I was going to run the hilly part at least 6 or 7 times, but I just had to check on the progress of the resurfacing of the nearby track, which is South of Foster on Argyle, West of Albion.

   RESURFACING DONE!! MUST. RUN. LADDERS!
   So, bugger the hill work - I ran a mile of ladders.
   While running I had an epiphany: I want a pair of track spikes.  I never ran track & field in high school or college, but dagnabbit, before I leave this Earthly  life, I want to tear around this track in some red spikes.

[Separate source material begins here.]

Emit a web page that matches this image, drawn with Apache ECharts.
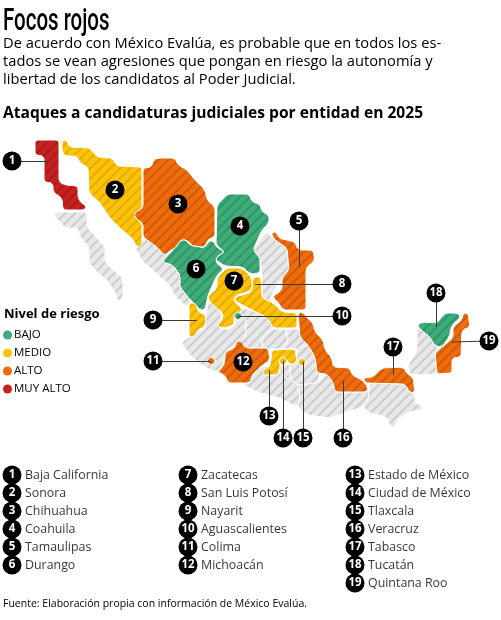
<!DOCTYPE html>
<html>
<head>
<meta charset="utf-8">
<style>html,body{margin:0;padding:0;background:#fff}#chart{width:501px;height:620px}</style>
<script src="https://cdn.jsdelivr.net/npm/echarts@6/dist/echarts.min.js"></script>
</head>
<body>
<div id="chart"></div>
<script>
// estados con nivel de riesgo, en el orden de la lista numerada
var stateNames = ['Baja California', 'Sonora', 'Chihuahua', 'Coahuila', 'Tamaulipas', 'Durango', 'Zacatecas', 'San Luis Potosí', 'Nayarit', 'Aguascalientes', 'Colima', 'Michoacán', 'Estado de México', 'Ciudad de México', 'Tlaxcala', 'Veracruz', 'Tabasco', 'Tucatán', 'Quintana Roo'];
var stateRisk = ['MUY ALTO', 'MEDIO', 'ALTO', 'BAJO', 'ALTO', 'BAJO', 'MEDIO', 'MEDIO', 'MEDIO', 'BAJO', 'ALTO', 'ALTO', 'MEDIO', 'MEDIO', 'MEDIO', 'ALTO', 'ALTO', 'BAJO', 'ALTO'];
var otherStates = ['Baja California Sur', 'Sinaloa', 'Nuevo León', 'Jalisco', 'Guanajuato', 'Querétaro', 'Hidalgo', 'Puebla', 'Morelos', 'Guerrero', 'Oaxaca', 'Chiapas', 'Campeche'];
var riskLevels = ['BAJO', 'MEDIO', 'ALTO', 'MUY ALTO'];

var riskColor = { 'BAJO': '#3fab78', 'MEDIO': '#fcc30b', 'ALTO': '#ee6c0c', 'MUY ALTO': '#c6211f', 'NONE': '#e8e8e8' };
var hatchColor = { 'BAJO': '#2f9468', 'MEDIO': '#e9a900', 'ALTO': '#d25a06', 'MUY ALTO': '#a91a1a', 'NONE': '#cccccc' };

// contornos de cada estado
var outlines = {
    'Baja California Sur': [[53,215],[58,212],[87,212],[87,227],[97,238],[105,247],[105,262],[113,270],[123,278],[123,298],[118,302],[115,292],[107,280],[98,273],[89,263],[89,247],[80,237],[78,228],[65,228],[60,222]],
    'Sinaloa': [[135,248],[145,238],[155,242],[168,255],[175,262],[183,275],[183,287],[192,300],[187,307],[180,301],[173,293],[168,283],[160,277],[153,270],[143,262]],
    'Nuevo León': [[253,250],[262,237],[267,231],[272,238],[278,242],[287,248],[289,270],[282,278],[270,297],[272,302],[262,302],[262,273],[260,258]],
    'Jalisco': [[181,343],[190,336],[197,331],[204,330],[206,315],[209,298],[222,314],[218,328],[228,330],[236,324],[236,312],[246,318],[246,336],[240,344],[226,350],[224,360],[222,366],[216,372],[207,368],[199,363],[190,355]],
    'Guanajuato': [[240,308],[252,310],[268,318],[274,330],[264,339],[270,349],[245,349],[238,345],[246,336],[246,318],[236,314]],
    'Querétaro': [[262,338],[272,329],[286,329],[289,340],[282,349],[262,349]],
    'Hidalgo': [[285,329],[299,329],[306,334],[312,347],[298,349],[282,349],[289,340]],
    'Puebla': [[298,347],[310,345],[318,358],[320,373],[318,385],[297,385],[288,381],[288,364],[296,364]],
    'Morelos': [[278,366],[290,364],[290,382],[278,379]],
    'Guerrero': [[243,385],[250,372],[262,365],[278,372],[289,380],[298,384],[301,400],[297,407],[277,397],[260,393]],
    'Oaxaca': [[297,385],[318,383],[328,372],[336,384],[336,390],[368,390],[371,398],[363,407],[343,413],[330,418],[308,415],[297,407],[301,400]],
    'Chiapas': [[370,381],[405,383],[408,392],[415,393],[415,403],[423,407],[422,410],[408,412],[397,420],[395,428],[390,427],[387,417],[370,413],[363,408],[368,400],[369,390]],
    'Campeche': [[417,327],[423,329],[432,338],[437,346],[437,374],[410,375],[408,365],[415,355],[417,348]],
    'Baja California': [[35,140],[59,140],[59,182],[65,185],[78,186],[78,198],[82,204],[87,206],[85,210],[63,210],[62,198],[53,192],[53,183],[44,182],[44,156],[35,155]],
    'Sonora': [[62,140],[67,140],[69,147],[90,148],[97,157],[112,158],[117,166],[142,167],[142,208],[134,213],[135,218],[142,223],[142,247],[137,247],[132,238],[122,230],[110,218],[100,203],[89,193],[88,167],[80,163],[77,156],[65,156],[62,152]],
    'Chihuahua': [[153,160],[158,158],[175,158],[178,165],[187,170],[195,180],[205,190],[207,200],[215,207],[215,237],[208,239],[205,247],[193,247],[190,242],[182,239],[177,247],[168,252],[165,256],[157,247],[143,237],[143,223],[135,218],[134,213],[143,208],[143,168],[152,167]],
    'Coahuila': [[217,205],[225,197],[228,194],[249,194],[252,202],[260,204],[262,212],[269,215],[269,223],[262,230],[253,250],[260,258],[260,273],[250,274],[243,267],[225,266],[216,260],[216,257],[225,252],[216,245]],
    'Tamaulipas': [[272,232],[277,232],[278,238],[295,242],[298,250],[313,250],[315,260],[306,268],[306,310],[283,310],[278,302],[272,297],[282,290],[282,278],[289,270],[287,248],[278,242],[272,237]],
    'Durango': [[162,262],[170,253],[178,245],[180,240],[187,240],[189,245],[205,248],[208,242],[213,240],[216,247],[225,252],[216,257],[216,263],[224,269],[217,275],[208,295],[205,310],[200,310],[188,297],[180,287],[180,275],[173,265]],
    'Zacatecas': [[217,278],[227,268],[242,268],[252,278],[252,290],[235,296],[233,300],[243,310],[233,317],[235,323],[227,328],[217,327],[223,318],[223,313],[213,305],[207,298],[217,288]],
    'San Luis Potosí': [[253,277],[261,277],[262,298],[273,303],[282,312],[297,313],[297,328],[273,328],[268,318],[252,310],[235,301],[235,297],[252,292]],
    'Nayarit': [[189,303],[196,303],[198,312],[206,315],[205,327],[197,330],[195,337],[189,337]],
    'Michoacán': [[225,352],[235,348],[237,340],[242,342],[245,348],[268,348],[270,360],[260,367],[252,375],[250,383],[228,383],[225,375],[217,372],[223,367],[225,360]],
    'Estado de México': [[272,350],[295,349],[297,362],[290,365],[285,358],[280,360],[280,367],[278,375],[263,375],[263,370],[270,367]],
    'Veracruz': [[298,313],[303,312],[307,318],[313,323],[315,332],[323,340],[325,350],[332,358],[333,367],[350,368],[352,375],[362,380],[368,387],[367,392],[335,392],[333,382],[327,374],[317,373],[315,357],[308,345],[300,337]],
    'Tabasco': [[363,378],[373,377],[382,368],[403,367],[408,375],[413,377],[415,392],[410,393],[405,384],[365,383]],
    'Tucatán': [[417,325],[423,322],[437,323],[445,313],[458,313],[461,317],[452,325],[449,337],[442,347],[435,346],[430,337],[420,329]],
    'Quintana Roo': [[463,313],[468,313],[470,327],[462,330],[461,357],[452,358],[452,373],[437,374],[435,353],[447,343],[453,338],[453,327],[462,320]],
    'Aguascalientes': [[234,312],[242,312],[242,320],[234,320]],
    'Colima': [[207,357],[215,357],[215,365],[207,365]],
    'Ciudad de México': [[279,357],[287,357],[287,365],[279,365]],
    'Tlaxcala': [[298,358],[306,358],[306,366],[298,366]]
};

// donde va cada circulo numerado y hasta donde llega su linea (null = sin linea)
var badgeAt = [[12,161],[115,190],[178,204],[240,226],[299,221],[196,269],[234,281],[342,284],[153,320],[342,316],[153,361],[243,362],[269,416],[283,438],[303,438],[343,438],[393,347],[436,293],[489,341]];
var leaderTo = [[50,161],null,null,null,[299,267],null,null,[255,284],[197,320],[238,316],[211,361],null,[269,370],[283,361],[303,362],[343,381],[393,375],[436,327],[452,342]];

// corta cada esquina a una distancia fija, el contorno no se encoge
function cutCorners(ring, d) {
    var out = [], n = ring.length;
    for (var i = 0; i < n; i++) {
        var p = ring[(i + n - 1) % n], c = ring[i], q = ring[(i + 1) % n];
        var l1 = Math.hypot(c[0] - p[0], c[1] - p[1]), l2 = Math.hypot(c[0] - q[0], c[1] - q[1]);
        var d1 = Math.min(d, l1 * 0.45), d2 = Math.min(d, l2 * 0.45);
        out.push([c[0] + (p[0] - c[0]) * d1 / l1, c[1] + (p[1] - c[1]) * d1 / l1]);
        out.push([c[0] + (q[0] - c[0]) * d2 / l2, c[1] + (q[1] - c[1]) * d2 / l2]);
    }
    return out;
}
function pt(p) { return [p[0], -p[1]]; }

var names = otherStates.concat(stateNames);
// los puntos chicos al final para que queden encima
var small = ['Aguascalientes', 'Colima', 'Ciudad de México', 'Tlaxcala'];
names = names.filter(function (n) { return small.indexOf(n) < 0; }).concat(small);

var features = names.map(function (n) {
    var first = small.indexOf(n) < 0 ? 2.2 : 3.4;
    var ring = cutCorners(cutCorners(outlines[n], first), 0.7).map(pt);
    ring.push(ring[0]);
    return { type: 'Feature', properties: { name: n }, geometry: { type: 'Polygon', coordinates: [ring] } };
});
echarts.registerMap('mexico', { type: 'FeatureCollection', features: features });

function hatch(level) {
    return { symbol: 'rect', symbolSize: 1, dashArrayX: [1, 0], dashArrayY: [1.5, 5], rotation: -Math.PI / 4, color: hatchColor[level], backgroundColor: riskColor[level] };
}
var regionData = names.map(function (n) {
    var i = stateNames.indexOf(n);
    var level = i < 0 ? 'NONE' : stateRisk[i];
    return { name: n, value: 1, itemStyle: { areaColor: riskColor[level], decal: hatch(level) } };
});

var badgeData = [], leaderData = [], listBadges = [], listNames = [];
var listX = [12, 188, 355], listTextX = [21, 197, 364];
stateNames.forEach(function (n, i) {
    var col = Math.min(Math.floor(i / 6), 2);
    var row = i - col * 6;
    var y = 475 + row * 18;
    badgeData.push({ name: String(i + 1), value: pt(badgeAt[i]) });
    if (leaderTo[i]) leaderData.push({ coords: [pt(badgeAt[i]), pt(leaderTo[i])] });
    listBadges.push({ name: String(i + 1), value: pt([listX[col], y]) });
    listNames.push({ name: n, value: pt([listTextX[col], y]) });
});

var badgeLabel = { show: true, position: 'inside', color: '#fff', fontFamily: 'Open Sans', fontWeight: 'bold', fontSize: 11.5, formatter: '{b}' };

var series = [{
    type: 'map',
    geoIndex: 0,
    silent: true,
    data: regionData
}, {
    type: 'lines',
    coordinateSystem: 'geo',
    silent: true,
    z: 3,
    lineStyle: { color: '#3a3a3a', width: 1, opacity: 1 },
    data: leaderData
}, {
    type: 'scatter',
    coordinateSystem: 'geo',
    silent: true,
    z: 4,
    symbolSize: 19,
    itemStyle: { color: '#000', opacity: 1 },
    label: badgeLabel,
    data: badgeData
}, {
    type: 'scatter',
    coordinateSystem: 'geo',
    silent: true,
    z: 4,
    symbolSize: 19,
    itemStyle: { color: '#000', opacity: 1 },
    label: badgeLabel,
    data: listBadges
}, {
    type: 'scatter',
    coordinateSystem: 'geo',
    silent: true,
    z: 4,
    symbolSize: 0,
    label: { show: true, position: 'right', distance: 4, color: '#000', fontFamily: 'Open Sans', fontSize: 12.4, formatter: '{b}' },
    data: listNames
}];
// series vacias solo para la leyenda
riskLevels.forEach(function (level) {
    series.push({ type: 'scatter', coordinateSystem: 'geo', name: level, data: [], itemStyle: { color: riskColor[level], opacity: 1 } });
});

var paragraph = [
    'De acuerdo con México Evalúa, es probable que en todos los es-',
    'tados se vean agresiones que pongan en riesgo la autonomía y',
    'libertad de los candidatos al Poder Judicial.'
];
var bodyFont = 'Open Sans';
var graphics = [{
    type: 'text', left: 3, top: 6, scaleX: 0.64,
    style: { text: 'Focos rojos', font: '500 32px Roboto', fill: '#000' }
}, {
    type: 'text', left: 3, top: 106,
    style: { text: 'Ataques a candidaturas judiciales por entidad en 2025', font: 'bold 15.6px "' + bodyFont + '"', fill: '#000' }
}, {
    type: 'text', left: 4, top: 308,
    style: { text: 'Nivel de riesgo', font: 'bold 13px "' + bodyFont + '"', fill: '#000' }
}, {
    type: 'text', left: 3, top: 599,
    style: { text: 'Fuente: Elaboración propia con información de México Evalúa.', font: '10.5px "' + bodyFont + '"', fill: '#000' }
}];
paragraph.forEach(function (line, i) {
    graphics.push({ type: 'text', left: 3, top: 36 + i * 18, style: { text: line, font: '14.7px "' + bodyFont + '"', fill: '#000' } });
});

var myChart = echarts.init(document.getElementById('chart'));
myChart.setOption({
    animation: false,
    backgroundColor: '#fff',
    geo: {
        map: 'mexico',
        silent: true,
        roam: false,
        left: 0, top: 0, width: 501, height: 620,
        aspectScale: 1,
        boundingCoords: [[0, 0], [501, -620]],
        label: { show: false },
        itemStyle: { areaColor: riskColor.NONE, borderColor: '#fff', borderWidth: 1 }
    },
    legend: {
        left: 3, top: 329,
        orient: 'vertical',
        icon: 'circle',
        itemWidth: 9, itemHeight: 9, itemGap: 6,
        padding: 0,
        selectedMode: false,
        textStyle: { color: '#000', fontFamily: bodyFont, fontSize: 11.5, padding: [0, 0, 0, -3] },
        data: riskLevels
    },
    graphic: graphics,
    series: series
});
</script>
</body>
</html>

Yup, that's my "Midlife Crisis" - no cherry Corvette Convertible.  I'm cheap, I admit it. Give me a pair of
(fill in brand name) shoes with spikes, and let me haul my assets around this track.

Some of you are saying "You were distracted from your training plan." Um, yes & no.  My plan was to measure distances run for future reference.  I did get some hill running done.  However my plan is to look for ways to add variety.
And I missed this track while it was being renovated!  I liked to run a mile (4 laps) to check my pace.
The weather's still good here, and there's still time to get those spikes.